Something very painful was going on in Harry’s mind. As Hagrid’s story came to a close, he saw again the blinding flash of green light, more clearly than he had ever remembered it before – and he remembered something else, for the first time in his life: a high, cold, cruel laugh.

It’s rather morbid to realize that the details of that fateful night came to Harry ever so slowly, little by little, over the course of his teenage years.
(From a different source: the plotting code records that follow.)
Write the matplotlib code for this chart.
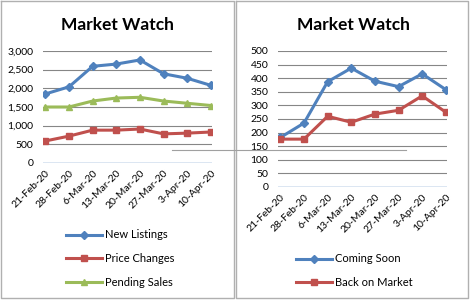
import matplotlib
matplotlib.use("Agg")
import matplotlib.pyplot as plt
from matplotlib.lines import Line2D
from matplotlib.ticker import FuncFormatter

dates = ["21-Feb-20", "28-Feb-20", "6-Mar-20", "13-Mar-20",
         "20-Mar-20", "27-Mar-20", "3-Apr-20", "10-Apr-20"]

new_listings = [1850, 2040, 2590, 2650, 2760, 2390, 2270, 2080]
price_changes = [590, 720, 880, 880, 910, 780, 800, 830]
pending_sales = [1500, 1500, 1660, 1740, 1760, 1660, 1600, 1540]

coming_soon = [182, 235, 387, 437, 389, 369, 416, 358]
back_on_market = [176, 176, 260, 238, 268, 282, 335, 275]

BLUE = "#4F81BD"
RED = "#C0504D"
GREEN = "#9BBB59"
GRID = "#868686"

plt.rcParams["font.family"] = ["Lato", "DejaVu Sans"]

W, H = 470, 300
fig = plt.figure(figsize=(W / 100, H / 100), dpi=100)


def px_axes(x0, y0, x1, y1):
    return fig.add_axes([x0 / W, 1 - y1 / H, (x1 - x0) / W, (y1 - y0) / H])


def style(ax, ymax, step, fmt):
    x = range(len(dates))
    ax.set_xlim(-0.1, 7.05)
    ax.set_ylim(0, ymax)
    ax.set_yticks(range(0, ymax + 1, step))
    ax.yaxis.set_major_formatter(FuncFormatter(fmt))
    for t in range(step, ymax + 1, step):
        ax.axhline(t, color=GRID, lw=0.8, zorder=0)
    ax.axhline(0, color=BLUE, lw=1.0, zorder=1)
    for s in ax.spines.values():
        s.set_visible(False)
    ax.set_xticks(list(x))
    ax.set_xticklabels(dates, rotation=45, ha="right", rotation_mode="anchor",
                       fontsize=7.5)
    ax.tick_params(axis="both", length=0, labelsize=7.5)
    ax.tick_params(axis="y", pad=7)
    ax.tick_params(axis="x", pad=4)
    ax.set_facecolor("none")


x = list(range(len(dates)))

# left chart
ax1 = px_axes(43, 51, 212, 163)
style(ax1, 3000, 500, lambda v, p: f"{int(v):,}")
ax1.plot(x, new_listings, color=BLUE, lw=2.2, marker="D", ms=4, label="New Listings")
ax1.plot(x, price_changes, color=RED, lw=2.2, marker="s", ms=5, label="Price Changes")
ax1.plot(x, pending_sales, color=GREEN, lw=2.2, marker="^", ms=5, label="Pending Sales")
fig.text(117 / W, 1 - 25 / H, "Market Watch", ha="center", va="center",
         fontsize=12.5, fontweight="bold")
ax1.legend(loc="upper left", bbox_to_anchor=(62 / W, 1 - 225 / H),
           bbox_transform=fig.transFigure, frameon=False, fontsize=8,
           handlelength=3.2, handletextpad=0.3, labelspacing=1.15,
           borderaxespad=0)

# right chart
ax2 = px_axes(278, 51, 447, 187)
style(ax2, 500, 50, lambda v, p: f"{int(v)}")
ax2.plot(x, coming_soon, color=BLUE, lw=2.2, marker="D", ms=4, label="Coming Soon")
ax2.plot(x, back_on_market, color=RED, lw=2.2, marker="s", ms=5, label="Back on Market")
fig.text(353 / W, 1 - 25 / H, "Market Watch", ha="center", va="center",
         fontsize=12.5, fontweight="bold")
ax2.legend(loc="upper left", bbox_to_anchor=(292 / W, 1 - 249 / H),
           bbox_transform=fig.transFigure, frameon=False, fontsize=8,
           handlelength=3.2, handletextpad=0.3, labelspacing=1.15,
           borderaxespad=0)

# panel borders and the stray line across the screenshot
border = "#B0B0B0"
fig.add_artist(Line2D([1 / W, 1 / W, 234 / W, 234 / W, 1 / W],
                      [1 - 1 / H, 1 - 298 / H, 1 - 298 / H, 1 - 1 / H, 1 - 1 / H],
                      color=border, lw=1))
fig.add_artist(Line2D([236 / W, 236 / W, 468 / W, 468 / W, 236 / W],
                      [1 - 1 / H, 1 - 298 / H, 1 - 298 / H, 1 - 1 / H, 1 - 1 / H],
                      color=border, lw=1))
fig.add_artist(Line2D([172 / W, 406 / W], [1 - 150 / H, 1 - 150 / H],
                      color="#A0A0A0", lw=0.8))

fig.savefig("out.png", dpi=100)
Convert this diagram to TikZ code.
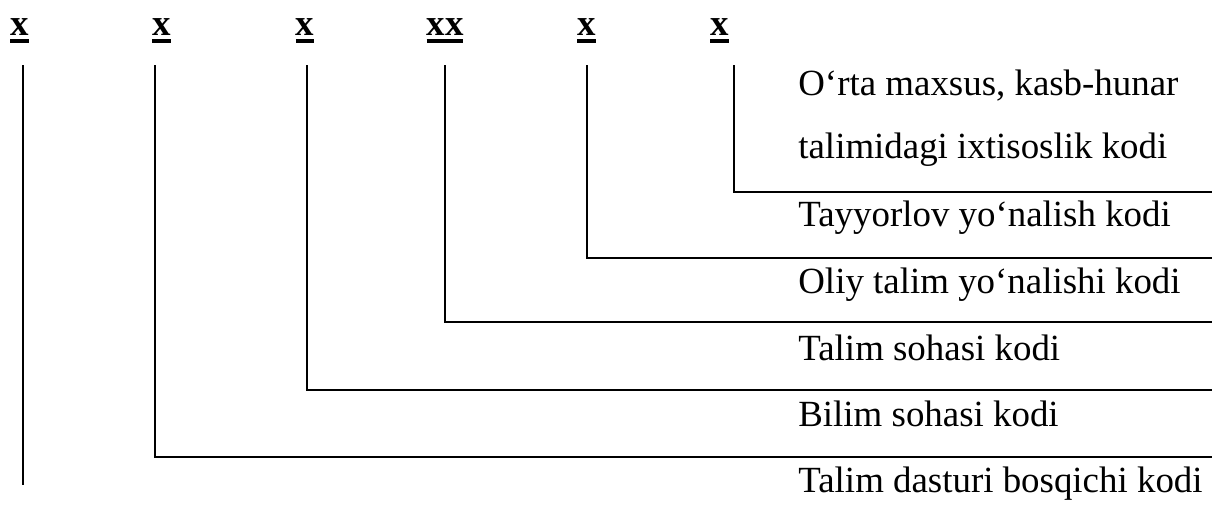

Until he finally “recalls” it in Voldemort’s point of view.

And we get an initial explanation on Harry’s infamous scar.

No one ever lived after he decided ter kill ’em, no one except you, an’ he killed some o’ the best witches an’ wizards of the age–the McKinnons, the Bones, the Prewetts–an’ you was only a baby, an’ you lived.”

I don’t know about you, but if I were 11 and I learned that I’m destined to be a magical savior or a great warrior, I’m not sure exactly how I would react. As far as Harry is concerned, he is nothing special. He can’t even properly defend himself against the Dursleys – let alone the most evil wizard of all time.

Hagrid looked at Harry with warmth and respect blazing in his eyes, but Harry, instead of feeling pleased and proud, felt quite sure there had been a horrible mistake. A wizard? Him? How could he possibly be? He’d spent his life being clotted by Dudley, and bullied by Aunt Petunia and Uncle Vernon; if he was really a wizard, why hadn’t they been turned into warty toads every time they’d tried to lock him in his cupboard? If he’d once defeated the greatest sorcerer in the world, how come Dudley had always been able to kick him around like a football?

That right there is really moving. :’) Harry’s doubt and confusion upon hearing all this news has nothing to do with the weight of his new identity. It’s the result of his own lack of faith in himself and the sad truth that no one has ever treated him with any measure of adoration and respect. His refusal to go into this journey was fleeting. He is all up for adventure, but more than that, he is ready to break free.

Some notes:

  • It’s odd that we’ll never hear the title “The Keeper of the Keys” for the rest of the series.
  • I wonder why Dumbledore didn’t fetch Harry himself.